** START RECORDED DATA **

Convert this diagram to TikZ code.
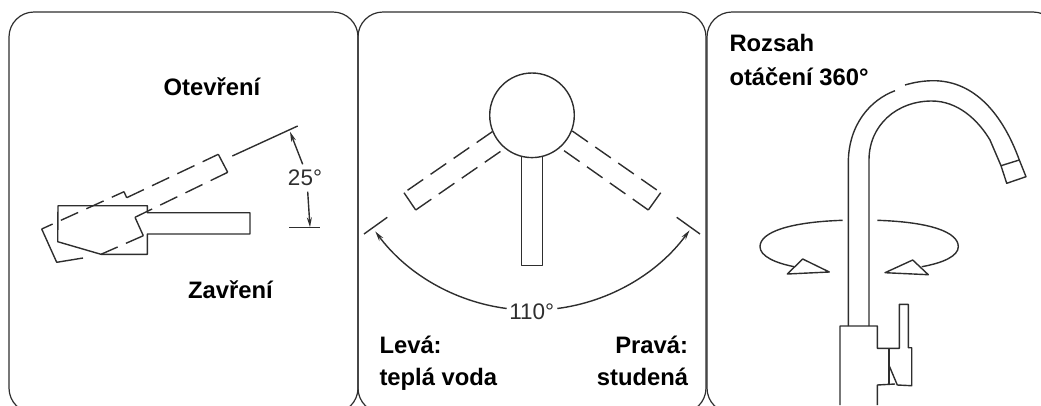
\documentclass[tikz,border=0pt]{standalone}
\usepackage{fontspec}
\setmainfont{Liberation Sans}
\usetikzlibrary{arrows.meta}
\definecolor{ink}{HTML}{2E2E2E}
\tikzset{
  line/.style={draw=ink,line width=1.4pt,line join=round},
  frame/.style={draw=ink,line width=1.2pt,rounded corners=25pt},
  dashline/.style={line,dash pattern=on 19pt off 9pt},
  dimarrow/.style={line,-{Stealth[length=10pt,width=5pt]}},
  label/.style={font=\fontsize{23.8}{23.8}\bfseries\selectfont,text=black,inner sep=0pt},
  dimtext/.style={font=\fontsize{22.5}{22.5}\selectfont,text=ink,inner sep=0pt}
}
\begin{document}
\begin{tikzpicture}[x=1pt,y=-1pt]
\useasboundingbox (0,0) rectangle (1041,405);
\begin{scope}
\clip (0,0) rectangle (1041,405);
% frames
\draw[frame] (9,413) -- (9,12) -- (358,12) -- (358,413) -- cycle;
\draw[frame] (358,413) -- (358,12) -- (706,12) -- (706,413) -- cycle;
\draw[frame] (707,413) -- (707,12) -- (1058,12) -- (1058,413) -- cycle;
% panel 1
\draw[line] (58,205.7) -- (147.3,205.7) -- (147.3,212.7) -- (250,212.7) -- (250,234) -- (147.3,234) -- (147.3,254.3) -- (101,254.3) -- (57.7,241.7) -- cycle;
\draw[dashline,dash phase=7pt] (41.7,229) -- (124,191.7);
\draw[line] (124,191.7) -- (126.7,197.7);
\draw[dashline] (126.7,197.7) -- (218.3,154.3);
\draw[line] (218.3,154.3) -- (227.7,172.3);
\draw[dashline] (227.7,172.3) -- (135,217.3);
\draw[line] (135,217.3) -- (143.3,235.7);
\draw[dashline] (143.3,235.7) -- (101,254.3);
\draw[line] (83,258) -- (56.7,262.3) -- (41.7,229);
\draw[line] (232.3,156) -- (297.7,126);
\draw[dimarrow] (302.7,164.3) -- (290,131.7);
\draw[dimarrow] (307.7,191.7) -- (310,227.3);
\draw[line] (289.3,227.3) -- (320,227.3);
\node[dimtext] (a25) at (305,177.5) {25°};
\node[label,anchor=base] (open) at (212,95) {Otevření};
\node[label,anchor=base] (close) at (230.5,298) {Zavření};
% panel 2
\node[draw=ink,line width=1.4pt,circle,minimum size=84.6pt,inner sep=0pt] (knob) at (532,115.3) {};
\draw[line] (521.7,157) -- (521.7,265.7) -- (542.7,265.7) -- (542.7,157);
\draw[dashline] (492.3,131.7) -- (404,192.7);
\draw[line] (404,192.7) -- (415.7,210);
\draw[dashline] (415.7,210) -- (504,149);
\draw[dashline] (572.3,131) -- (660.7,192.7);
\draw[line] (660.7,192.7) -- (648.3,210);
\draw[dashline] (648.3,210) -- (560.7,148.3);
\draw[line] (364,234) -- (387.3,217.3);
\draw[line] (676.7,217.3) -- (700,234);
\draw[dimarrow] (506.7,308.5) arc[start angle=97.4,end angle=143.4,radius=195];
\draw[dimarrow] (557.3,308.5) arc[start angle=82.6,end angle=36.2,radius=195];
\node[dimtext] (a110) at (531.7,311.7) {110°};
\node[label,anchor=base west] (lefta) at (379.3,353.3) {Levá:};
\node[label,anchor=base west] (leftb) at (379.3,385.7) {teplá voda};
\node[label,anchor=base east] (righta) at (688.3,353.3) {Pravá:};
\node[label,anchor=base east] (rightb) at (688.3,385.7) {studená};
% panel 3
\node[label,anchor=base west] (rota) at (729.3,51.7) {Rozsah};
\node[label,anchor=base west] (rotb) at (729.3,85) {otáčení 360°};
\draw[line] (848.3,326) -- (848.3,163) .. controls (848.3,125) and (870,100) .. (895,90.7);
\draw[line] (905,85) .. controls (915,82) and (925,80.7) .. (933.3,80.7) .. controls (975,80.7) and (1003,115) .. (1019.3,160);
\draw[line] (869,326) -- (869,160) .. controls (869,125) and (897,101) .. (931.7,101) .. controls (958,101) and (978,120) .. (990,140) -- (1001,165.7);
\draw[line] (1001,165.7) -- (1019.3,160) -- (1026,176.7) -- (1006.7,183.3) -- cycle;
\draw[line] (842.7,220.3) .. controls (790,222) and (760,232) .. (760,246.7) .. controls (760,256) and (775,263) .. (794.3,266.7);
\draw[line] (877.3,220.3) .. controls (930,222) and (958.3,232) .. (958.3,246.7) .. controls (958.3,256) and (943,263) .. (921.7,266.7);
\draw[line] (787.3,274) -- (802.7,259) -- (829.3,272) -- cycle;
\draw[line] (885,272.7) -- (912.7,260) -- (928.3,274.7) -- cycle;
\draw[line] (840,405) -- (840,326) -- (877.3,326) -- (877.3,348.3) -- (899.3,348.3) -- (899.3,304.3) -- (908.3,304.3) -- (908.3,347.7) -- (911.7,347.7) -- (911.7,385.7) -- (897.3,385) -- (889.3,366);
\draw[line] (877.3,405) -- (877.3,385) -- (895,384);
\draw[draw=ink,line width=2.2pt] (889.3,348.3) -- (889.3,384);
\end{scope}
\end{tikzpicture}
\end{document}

** END RECORDED DATA **

* **TASK DIRECTIONS**:
Write out the full listing verbatim, excluding its pictures.

* **FULL SOLUTION**:
Convert this diagram to TikZ code.
\documentclass[tikz,border=0pt]{standalone}
\usepackage{fontspec}
\setmainfont{Liberation Sans}
\usetikzlibrary{arrows.meta}
\definecolor{ink}{HTML}{2E2E2E}
\tikzset{
  line/.style={draw=ink,line width=1.4pt,line join=round},
  frame/.style={draw=ink,line width=1.2pt,rounded corners=25pt},
  dashline/.style={line,dash pattern=on 19pt off 9pt},
  dimarrow/.style={line,-{Stealth[length=10pt,width=5pt]}},
  label/.style={font=\fontsize{23.8}{23.8}\bfseries\selectfont,text=black,inner sep=0pt},
  dimtext/.style={font=\fontsize{22.5}{22.5}\selectfont,text=ink,inner sep=0pt}
}
\begin{document}
\begin{tikzpicture}[x=1pt,y=-1pt]
\useasboundingbox (0,0) rectangle (1041,405);
\begin{scope}
\clip (0,0) rectangle (1041,405);
% frames
\draw[frame] (9,413) -- (9,12) -- (358,12) -- (358,413) -- cycle;
\draw[frame] (358,413) -- (358,12) -- (706,12) -- (706,413) -- cycle;
\draw[frame] (707,413) -- (707,12) -- (1058,12) -- (1058,413) -- cycle;
% panel 1
\draw[line] (58,205.7) -- (147.3,205.7) -- (147.3,212.7) -- (250,212.7) -- (250,234) -- (147.3,234) -- (147.3,254.3) -- (101,254.3) -- (57.7,241.7) -- cycle;
\draw[dashline,dash phase=7pt] (41.7,229) -- (124,191.7);
\draw[line] (124,191.7) -- (126.7,197.7);
\draw[dashline] (126.7,197.7) -- (218.3,154.3);
\draw[line] (218.3,154.3) -- (227.7,172.3);
\draw[dashline] (227.7,172.3) -- (135,217.3);
\draw[line] (135,217.3) -- (143.3,235.7);
\draw[dashline] (143.3,235.7) -- (101,254.3);
\draw[line] (83,258) -- (56.7,262.3) -- (41.7,229);
\draw[line] (232.3,156) -- (297.7,126);
\draw[dimarrow] (302.7,164.3) -- (290,131.7);
\draw[dimarrow] (307.7,191.7) -- (310,227.3);
\draw[line] (289.3,227.3) -- (320,227.3);
\node[dimtext] (a25) at (305,177.5) {25°};
\node[label,anchor=base] (open) at (212,95) {Otevření};
\node[label,anchor=base] (close) at (230.5,298) {Zavření};
% panel 2
\node[draw=ink,line width=1.4pt,circle,minimum size=84.6pt,inner sep=0pt] (knob) at (532,115.3) {};
\draw[line] (521.7,157) -- (521.7,265.7) -- (542.7,265.7) -- (542.7,157);
\draw[dashline] (492.3,131.7) -- (404,192.7);
\draw[line] (404,192.7) -- (415.7,210);
\draw[dashline] (415.7,210) -- (504,149);
\draw[dashline] (572.3,131) -- (660.7,192.7);
\draw[line] (660.7,192.7) -- (648.3,210);
\draw[dashline] (648.3,210) -- (560.7,148.3);
\draw[line] (364,234) -- (387.3,217.3);
\draw[line] (676.7,217.3) -- (700,234);
\draw[dimarrow] (506.7,308.5) arc[start angle=97.4,end angle=143.4,radius=195];
\draw[dimarrow] (557.3,308.5) arc[start angle=82.6,end angle=36.2,radius=195];
\node[dimtext] (a110) at (531.7,311.7) {110°};
\node[label,anchor=base west] (lefta) at (379.3,353.3) {Levá:};
\node[label,anchor=base west] (leftb) at (379.3,385.7) {teplá voda};
\node[label,anchor=base east] (righta) at (688.3,353.3) {Pravá:};
\node[label,anchor=base east] (rightb) at (688.3,385.7) {studená};
% panel 3
\node[label,anchor=base west] (rota) at (729.3,51.7) {Rozsah};
\node[label,anchor=base west] (rotb) at (729.3,85) {otáčení 360°};
\draw[line] (848.3,326) -- (848.3,163) .. controls (848.3,125) and (870,100) .. (895,90.7);
\draw[line] (905,85) .. controls (915,82) and (925,80.7) .. (933.3,80.7) .. controls (975,80.7) and (1003,115) .. (1019.3,160);
\draw[line] (869,326) -- (869,160) .. controls (869,125) and (897,101) .. (931.7,101) .. controls (958,101) and (978,120) .. (990,140) -- (1001,165.7);
\draw[line] (1001,165.7) -- (1019.3,160) -- (1026,176.7) -- (1006.7,183.3) -- cycle;
\draw[line] (842.7,220.3) .. controls (790,222) and (760,232) .. (760,246.7) .. controls (760,256) and (775,263) .. (794.3,266.7);
\draw[line] (877.3,220.3) .. controls (930,222) and (958.3,232) .. (958.3,246.7) .. controls (958.3,256) and (943,263) .. (921.7,266.7);
\draw[line] (787.3,274) -- (802.7,259) -- (829.3,272) -- cycle;
\draw[line] (885,272.7) -- (912.7,260) -- (928.3,274.7) -- cycle;
\draw[line] (840,405) -- (840,326) -- (877.3,326) -- (877.3,348.3) -- (899.3,348.3) -- (899.3,304.3) -- (908.3,304.3) -- (908.3,347.7) -- (911.7,347.7) -- (911.7,385.7) -- (897.3,385) -- (889.3,366);
\draw[line] (877.3,405) -- (877.3,385) -- (895,384);
\draw[draw=ink,line width=2.2pt] (889.3,348.3) -- (889.3,384);
\end{scope}
\end{tikzpicture}
\end{document}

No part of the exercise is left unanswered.